- _WHAT IS REQUIRED_
In the listing that follows, retype every line from the first through the one containing "26.4, 27.3, 26.6];". Pictures are to be left out.

───── DATA SHOWN ─────

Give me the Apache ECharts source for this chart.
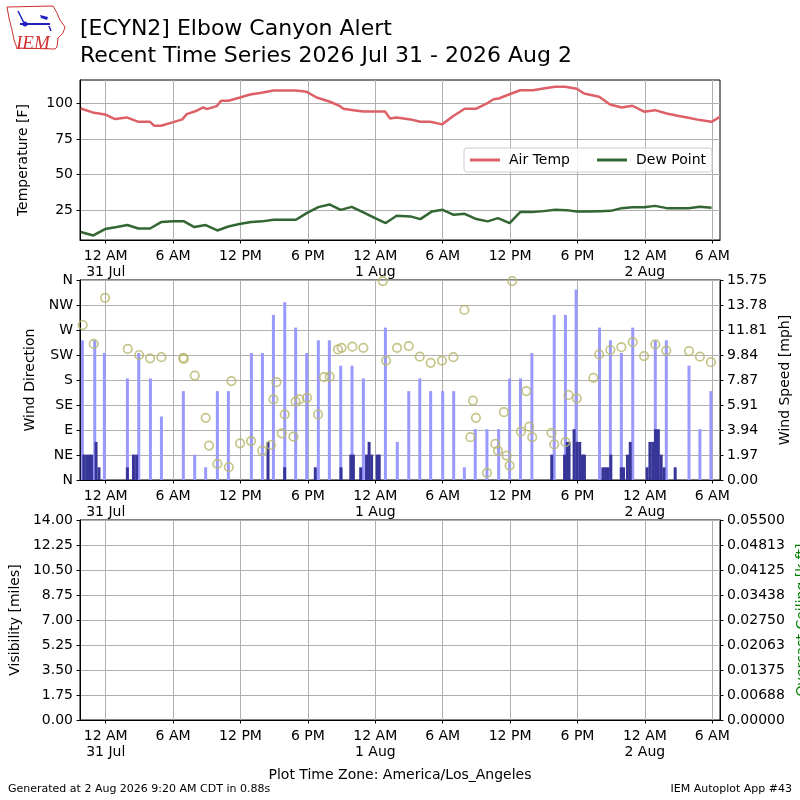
<!DOCTYPE html>
<html>
<head>
<meta charset="utf-8">
<script src="https://cdn.jsdelivr.net/npm/echarts@6/dist/echarts.min.js"></script>
<style>html,body{margin:0;padding:0;background:#fff}#chart{width:800px;height:800px}</style>
</head>
<body>
<div id="chart"></div>
<script>
// hours counted from 31 Jul 00:00 (America/Los_Angeles)
var xMin = -2.29, xMax = 54.69;
var tickHours = [0, 6, 12, 18, 24, 30, 36, 42, 48, 54];
var hourNames = {0: '12 AM', 6: '6 AM', 12: '12 PM', 18: '6 PM'};
var dayNames = ['31 Jul', '1 Aug', '2 Aug'];

var airTempTimes = [-2.23, -1.16, -0.06, 0.83, 1.87, 2.91, 3.95, 4.33, 4.93, 6.02, 6.82, 7.21, 8.1, 8.69, 8.99, 9.88, 10.27, 10.92, 11.96, 12.85, 13.89, 14.93, 16.94, 17.89, 18.78, 19.97, 20.86, 21.16, 22.05, 22.94, 23.98, 24.87, 25.3, 25.9, 27.13, 28.01, 28.9, 29.94, 30.98, 31.96, 33.0, 33.94, 34.53, 34.98, 35.96, 36.9, 38.03, 38.98, 40.01, 40.9, 41.94, 42.59, 43.93, 44.9, 45.94, 46.89, 47.93, 48.9, 49.94, 50.92, 51.87, 52.9, 53.94, 54.69];
var airTemp = [96.5, 93.7, 92.3, 89, 90.2, 87.1, 87.1, 84.3, 84.3, 86.9, 88.8, 92.5, 94.9, 97.2, 96, 98.1, 101.9, 101.9, 104.2, 106.3, 107.5, 109.1, 109.1, 108.2, 104.2, 101.2, 98.1, 96.3, 95.3, 94.4, 94.4, 94.4, 89.5, 90.2, 88.8, 87.1, 87.1, 85.3, 91.4, 96.3, 96.3, 100, 103, 103.5, 106.5, 109.3, 109.3, 110.5, 111.7, 111.7, 110.3, 107, 104.7, 99.3, 97.2, 98.4, 94.2, 95.3, 93, 91.4, 90, 88.3, 87.1, 90.7];

var dewTimes = [-2.23, -1.1, -0.06, 0.98, 1.93, 2.91, 3.95, 4.93, 6.02, 6.97, 7.89, 8.9, 9.94, 10.92, 11.9, 12.94, 13.95, 14.93, 16.94, 17.89, 18.93, 19.91, 20.92, 21.9, 22.94, 23.98, 24.93, 25.9, 27.13, 28.01, 29.05, 30, 30.98, 31.96, 33.0, 34.0, 34.92, 35.96, 36.9, 37.94, 38.98, 40.01, 41.0, 41.94, 42.98, 44.01, 44.96, 45.94, 46.89, 47.93, 48.9, 49.94, 50.92, 51.87, 52.9, 53.94];
var dewPoint = [9.6, 7.2, 11.7, 13.1, 14.5, 12.1, 12.1, 16.6, 17.1, 17.1, 13.1, 14.5, 10.7, 13.5, 15.2, 16.6, 17.1, 18.2, 18.2, 22.9, 27.1, 29, 25.2, 27.3, 23.4, 19.4, 15.9, 21, 20.6, 18.7, 24.1, 25.2, 21.7, 22.4, 18.7, 17.1, 19.4, 15.9, 23.6, 23.6, 24.3, 25.2, 25, 24.1, 24.1, 24.3, 24.5, 26.4, 27.1, 27.1, 28, 26.4, 26.4, 26.4, 27.3, 26.6];

var gustTimes = [-2.08, -0.98, -0.12, 1.93, 2.94, 3.98, 4.96, 6.91, 7.92, 8.9, 9.94, 10.92, 12.97, 13.95, 14.93, 15.94, 16.91, 17.89, 18.93, 19.91, 20.92, 21.93, 22.94, 24.9, 25.96, 26.98, 27.96, 28.93, 30.0, 30.98, 31.93, 32.9, 33.94, 34.98, 35.96, 36.93, 37.94, 39.93, 40.93, 41.88, 43.96, 44.93, 45.91, 46.92, 48.93, 49.91, 51.93, 52.9, 53.88];
var gustValues = [11, 11, 10, 8, 10, 8, 5, 7, 2, 1, 7, 7, 10, 10, 13, 14, 12, 10, 11, 11, 9, 9, 8, 12, 3, 7, 8, 7, 7, 7, 1, 4, 4, 4, 8, 8, 10, 13, 13, 15, 12, 11, 10, 12, 11, 11, 9, 4, 7];

var speedTimes = [-1.95, -1.7, -1.45, -1.25, -0.86, -0.6, 1.93, 2.47, 2.75, 14.45, 15.93, 18.66, 20.95, 21.82, 22.05, 22.7, 23.22, 23.45, 23.67, 24.17, 24.35, 39.71, 40.85, 41.1, 41.25, 41.7, 41.95, 42.2, 42.45, 42.62, 44.26, 44.5, 44.73, 44.97, 45.9, 46.1, 46.45, 46.7, 48.2, 48.45, 48.7, 48.95, 49.2, 49.45, 49.7, 50.7];
var speedValues = [2, 2, 2, 2, 3, 1, 1, 2, 2, 3, 1, 1, 1, 2, 2, 1, 2, 3, 2, 2, 2, 2, 2, 3, 3, 4, 3, 3, 2, 2, 1, 1, 1, 2, 1, 1, 2, 3, 1, 3, 3, 4, 4, 2, 1, 1];

var dirTimes = [-2.05, -1.07, -0.06, 1.96, 2.97, 3.95, 4.96, 6.9, 6.95, 7.93, 8.9, 9.2, 9.94, 10.96, 11.19, 11.96, 12.94, 13.93, 14.7, 14.93, 15.2, 15.67, 15.94, 16.71, 16.91, 17.24, 17.92, 18.9, 19.44, 19.94, 20.68, 21.0, 21.96, 22.94, 24.67, 24.96, 25.94, 26.98, 27.96, 28.93, 29.94, 30.95, 31.93, 32.46, 32.7, 32.96, 33.94, 34.68, 34.92, 35.45, 35.69, 35.96, 36.19, 36.96, 37.44, 37.7, 37.97, 39.69, 39.93, 40.93, 41.2, 41.94, 43.42, 43.93, 44.93, 45.91, 46.92, 47.93, 48.93, 49.91, 51.93, 52.9, 53.88];
var dirValues = [279, 245, 328, 236, 225, 219, 221, 220, 218, 188, 112, 62, 29, 23, 178, 66, 70, 53, 63, 145, 176, 84, 118, 78, 141, 145, 148, 118, 185, 186, 235, 238, 240, 238, 358, 215, 238, 241, 222, 211, 215, 221, 306, 77, 143, 112, 13, 65, 53, 122, 44, 26, 358, 87, 160, 96, 77, 85, 64, 68, 153, 147, 184, 226, 234, 239, 248, 223, 244, 233, 232, 222, 212];

var tempTicks = [25, 50, 75, 100];
var dirLabels = ['N', 'NE', 'E', 'SE', 'S', 'SW', 'W', 'NW', 'N'];
var speedLabels = ['0.00', '1.97', '3.94', '5.91', '7.87', '9.84', '11.81', '13.78', '15.75'];
var visLabels = ['0.00', '1.75', '3.50', '5.25', '7.00', '8.75', '10.50', '12.25', '14.00'];
var ceilLabels = ['0.00000', '0.00688', '0.01375', '0.02063', '0.02750', '0.03438', '0.04125', '0.04813', '0.05500'];

var FONT = 'DejaVu Sans';

function zip(a, b) {
    var out = [];
    for (var i = 0; i < a.length; i++) out.push([a[i], b[i]]);
    return out;
}

function timeLabel(v) {
    var h = Math.round(v);
    var hh = ((h % 24) + 24) % 24;
    var txt = hourNames[hh];
    if (hh === 0) txt += '\n' + dayNames[Math.floor(h / 24)];
    return txt;
}

function timeAxis(gridIndex, show) {
    return {
        type: 'value', gridIndex: gridIndex, min: xMin, max: xMax, show: show,
        axisLine: {show: true, onZero: false, lineStyle: {color: '#000', width: 1}},
        axisTick: {show: true, length: 3.5, customValues: tickHours, lineStyle: {color: '#000'}},
        axisLabel: {customValues: tickHours, formatter: timeLabel, color: '#000', fontSize: 14,
            lineHeight: 16, margin: 8, fontFamily: FONT},
        splitLine: {show: true, lineStyle: {color: '#b0b0b0', width: 1}}
    };
}

function valueAxis(gridIndex, opts) {
    var ax = {
        type: 'value', gridIndex: gridIndex,
        nameLocation: 'middle', nameRotate: 90,
        nameTextStyle: {color: '#000', fontSize: 14, fontFamily: FONT},
        axisLine: {show: true, onZero: false, lineStyle: {color: '#000', width: 1}},
        axisTick: {show: true, length: 3.5, lineStyle: {color: '#000'}},
        axisLabel: {color: '#000', fontSize: 14, margin: 7, fontFamily: FONT},
        splitLine: {show: true, lineStyle: {color: '#b0b0b0', width: 1}}
    };
    for (var k in opts) {
        if (typeof opts[k] === 'object' && ax[k] && !Array.isArray(opts[k])) {
            for (var j in opts[k]) ax[k][j] = opts[k][j];
        } else {
            ax[k] = opts[k];
        }
    }
    return ax;
}

var gridBase = {left: 80, right: 80, show: true, borderColor: '#000', borderWidth: 1,
    backgroundColor: 'transparent', outerBoundsMode: 'none'};
function grid(top, height) {
    var g = {};
    for (var k in gridBase) g[k] = gridBase[k];
    g.top = top;
    g.height = height;
    return g;
}

var chart = echarts.init(document.getElementById('chart'));

var option = {
    animation: false,
    backgroundColor: '#fff',
    textStyle: {fontFamily: FONT},
    title: {
        text: '[ECYN2] Elbow Canyon Alert\nRecent Time Series 2026 Jul 31 - 2026 Aug 2',
        left: 80, top: 16, padding: 0,
        textStyle: {fontSize: 22, fontWeight: 'normal', color: '#000', lineHeight: 27, fontFamily: FONT}
    },
    legend: {
        data: ['Air Temp', 'Dew Point'],
        left: 464, top: 148,
        icon: 'rect',
        itemWidth: 30, itemHeight: 3, itemGap: 27,
        padding: [5, 6, 5, 6],
        borderColor: '#cccccc', borderWidth: 1, borderRadius: 3,
        backgroundColor: 'rgba(255,255,255,0.8)',
        textStyle: {fontSize: 14, color: '#000', fontFamily: FONT, padding: [0, 0, 0, 4], lineHeight: 14}
    },
    grid: [grid(80, 160), grid(280, 200), grid(520, 200)],
    xAxis: [timeAxis(0, true), timeAxis(1, true), timeAxis(1, false), timeAxis(2, true)],
    yAxis: [
        valueAxis(0, {min: 4, max: 116.5, name: 'Temperature [F]', nameGap: 50,
            axisTick: {customValues: tempTicks}, axisLabel: {customValues: tempTicks}}),
        valueAxis(1, {min: 0, max: 360, interval: 45, name: 'Wind Direction', nameGap: 37.5,
            axisLabel: {formatter: function (v) { return dirLabels[Math.round(v / 45)]; }}}),
        valueAxis(1, {min: 0, max: 15.75, interval: 1.96875, position: 'right', name: 'Wind Speed [mph]',
            nameGap: 52, splitLine: {show: false},
            axisLabel: {formatter: function (v) { return speedLabels[Math.round(v / 1.96875)]; }}}),
        valueAxis(2, {min: 0, max: 14, interval: 1.75, name: 'Visibility [miles]', nameGap: 56,
            axisLabel: {formatter: function (v) { return visLabels[Math.round(v / 1.75)]; }}}),
        valueAxis(2, {min: 0, max: 0.055, interval: 0.006875, position: 'right', name: 'Overcast Ceiling [k ft]',
            nameGap: 72, splitLine: {show: false},
            nameTextStyle: {color: '#008000'},
            axisLabel: {formatter: function (v) { return ceilLabels[Math.round(v / 0.006875)]; }}})
    ],
    series: [
        {name: 'Air Temp', type: 'line', xAxisIndex: 0, yAxisIndex: 0, symbol: 'none',
            color: '#dd6066', itemStyle: {color: '#dd6066'}, lineStyle: {width: 2.5, color: '#dd6066'},
            data: zip(airTempTimes, airTemp), z: 3},
        {name: 'Dew Point', type: 'line', xAxisIndex: 0, yAxisIndex: 0, symbol: 'none',
            color: '#336633', itemStyle: {color: '#336633'}, lineStyle: {width: 2.5, color: '#336633'},
            data: zip(dewTimes, dewPoint), z: 3},
        {name: 'Gust', type: 'bar', xAxisIndex: 1, yAxisIndex: 2, barWidth: 3,
            itemStyle: {color: '#9999ff'}, data: zip(gustTimes, gustValues), z: 2},
        {name: 'Speed', type: 'bar', xAxisIndex: 2, yAxisIndex: 2, barWidth: 3,
            itemStyle: {color: '#373698'}, data: zip(speedTimes, speedValues), z: 3},
        {name: 'Direction', type: 'scatter', xAxisIndex: 1, yAxisIndex: 1, symbol: 'circle', symbolSize: 8.5,
            itemStyle: {color: 'rgba(0,0,0,0)', borderColor: '#b8b76c', borderWidth: 1.7},
            data: zip(dirTimes, dirValues), z: 4},
        {name: 'Visibility', type: 'line', xAxisIndex: 3, yAxisIndex: 3, data: []}
    ],
    graphic: [
        {type: 'polyline', shape: {points: [[7, 7], [53, 6], [57, 13], [60, 20], [65, 27], [63, 33], [58, 38], [57, 47], [55, 49], [17, 48], [14, 40], [12, 30], [9, 18], [7, 7]]},
            style: {stroke: '#d03030', fill: 'none', lineWidth: 1}},
        {type: 'text', style: {text: 'IEM', x: 16, y: 34, font: 'italic 19px "Liberation Serif"', fill: '#d03030'}},
        {type: 'line', shape: {x1: 20, y1: 24, x2: 50, y2: 24}, style: {stroke: '#2020c0', lineWidth: 2}},
        {type: 'line', shape: {x1: 18, y1: 11, x2: 24, y2: 23}, style: {stroke: '#2020c0', lineWidth: 1.5}},
        {type: 'polygon', shape: {points: [[40, 15], [48, 17], [47, 20], [41, 18]]}, style: {fill: '#2020c0'}},
        {type: 'circle', shape: {cx: 25, cy: 24, r: 2.5}, style: {fill: '#2020c0'}},
        {type: 'line', shape: {x1: 49, y1: 26, x2: 51, y2: 31}, style: {stroke: '#2020c0', lineWidth: 1.5}},
        {type: 'text', style: {text: 'Plot Time Zone: America/Los_Angeles', x: 400, y: 775, align: 'center',
            verticalAlign: 'middle', font: '14px "DejaVu Sans"', fill: '#000'}},
        {type: 'text', style: {text: 'Generated at 2 Aug 2026 9:20 AM CDT in 0.88s', x: 8, y: 789,
            verticalAlign: 'middle', font: '11px "DejaVu Sans"', fill: '#000'}},
        {type: 'text', style: {text: 'IEM Autoplot App #43', x: 792, y: 789, align: 'right',
            verticalAlign: 'middle', font: '11px "DejaVu Sans"', fill: '#000'}}
    ]
};

chart.setOption(option);
</script>
</body>
</html>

─────

- _THE SOLUTION_
Give me the Apache ECharts source for this chart.
<!DOCTYPE html>
<html>
<head>
<meta charset="utf-8">
<script src="https://cdn.jsdelivr.net/npm/echarts@6/dist/echarts.min.js"></script>
<style>html,body{margin:0;padding:0;background:#fff}#chart{width:800px;height:800px}</style>
</head>
<body>
<div id="chart"></div>
<script>
// hours counted from 31 Jul 00:00 (America/Los_Angeles)
var xMin = -2.29, xMax = 54.69;
var tickHours = [0, 6, 12, 18, 24, 30, 36, 42, 48, 54];
var hourNames = {0: '12 AM', 6: '6 AM', 12: '12 PM', 18: '6 PM'};
var dayNames = ['31 Jul', '1 Aug', '2 Aug'];

var airTempTimes = [-2.23, -1.16, -0.06, 0.83, 1.87, 2.91, 3.95, 4.33, 4.93, 6.02, 6.82, 7.21, 8.1, 8.69, 8.99, 9.88, 10.27, 10.92, 11.96, 12.85, 13.89, 14.93, 16.94, 17.89, 18.78, 19.97, 20.86, 21.16, 22.05, 22.94, 23.98, 24.87, 25.3, 25.9, 27.13, 28.01, 28.9, 29.94, 30.98, 31.96, 33.0, 33.94, 34.53, 34.98, 35.96, 36.9, 38.03, 38.98, 40.01, 40.9, 41.94, 42.59, 43.93, 44.9, 45.94, 46.89, 47.93, 48.9, 49.94, 50.92, 51.87, 52.9, 53.94, 54.69];
var airTemp = [96.5, 93.7, 92.3, 89, 90.2, 87.1, 87.1, 84.3, 84.3, 86.9, 88.8, 92.5, 94.9, 97.2, 96, 98.1, 101.9, 101.9, 104.2, 106.3, 107.5, 109.1, 109.1, 108.2, 104.2, 101.2, 98.1, 96.3, 95.3, 94.4, 94.4, 94.4, 89.5, 90.2, 88.8, 87.1, 87.1, 85.3, 91.4, 96.3, 96.3, 100, 103, 103.5, 106.5, 109.3, 109.3, 110.5, 111.7, 111.7, 110.3, 107, 104.7, 99.3, 97.2, 98.4, 94.2, 95.3, 93, 91.4, 90, 88.3, 87.1, 90.7];

var dewTimes = [-2.23, -1.1, -0.06, 0.98, 1.93, 2.91, 3.95, 4.93, 6.02, 6.97, 7.89, 8.9, 9.94, 10.92, 11.9, 12.94, 13.95, 14.93, 16.94, 17.89, 18.93, 19.91, 20.92, 21.9, 22.94, 23.98, 24.93, 25.9, 27.13, 28.01, 29.05, 30, 30.98, 31.96, 33.0, 34.0, 34.92, 35.96, 36.9, 37.94, 38.98, 40.01, 41.0, 41.94, 42.98, 44.01, 44.96, 45.94, 46.89, 47.93, 48.9, 49.94, 50.92, 51.87, 52.9, 53.94];
var dewPoint = [9.6, 7.2, 11.7, 13.1, 14.5, 12.1, 12.1, 16.6, 17.1, 17.1, 13.1, 14.5, 10.7, 13.5, 15.2, 16.6, 17.1, 18.2, 18.2, 22.9, 27.1, 29, 25.2, 27.3, 23.4, 19.4, 15.9, 21, 20.6, 18.7, 24.1, 25.2, 21.7, 22.4, 18.7, 17.1, 19.4, 15.9, 23.6, 23.6, 24.3, 25.2, 25, 24.1, 24.1, 24.3, 24.5, 26.4, 27.1, 27.1, 28, 26.4, 26.4, 26.4, 27.3, 26.6];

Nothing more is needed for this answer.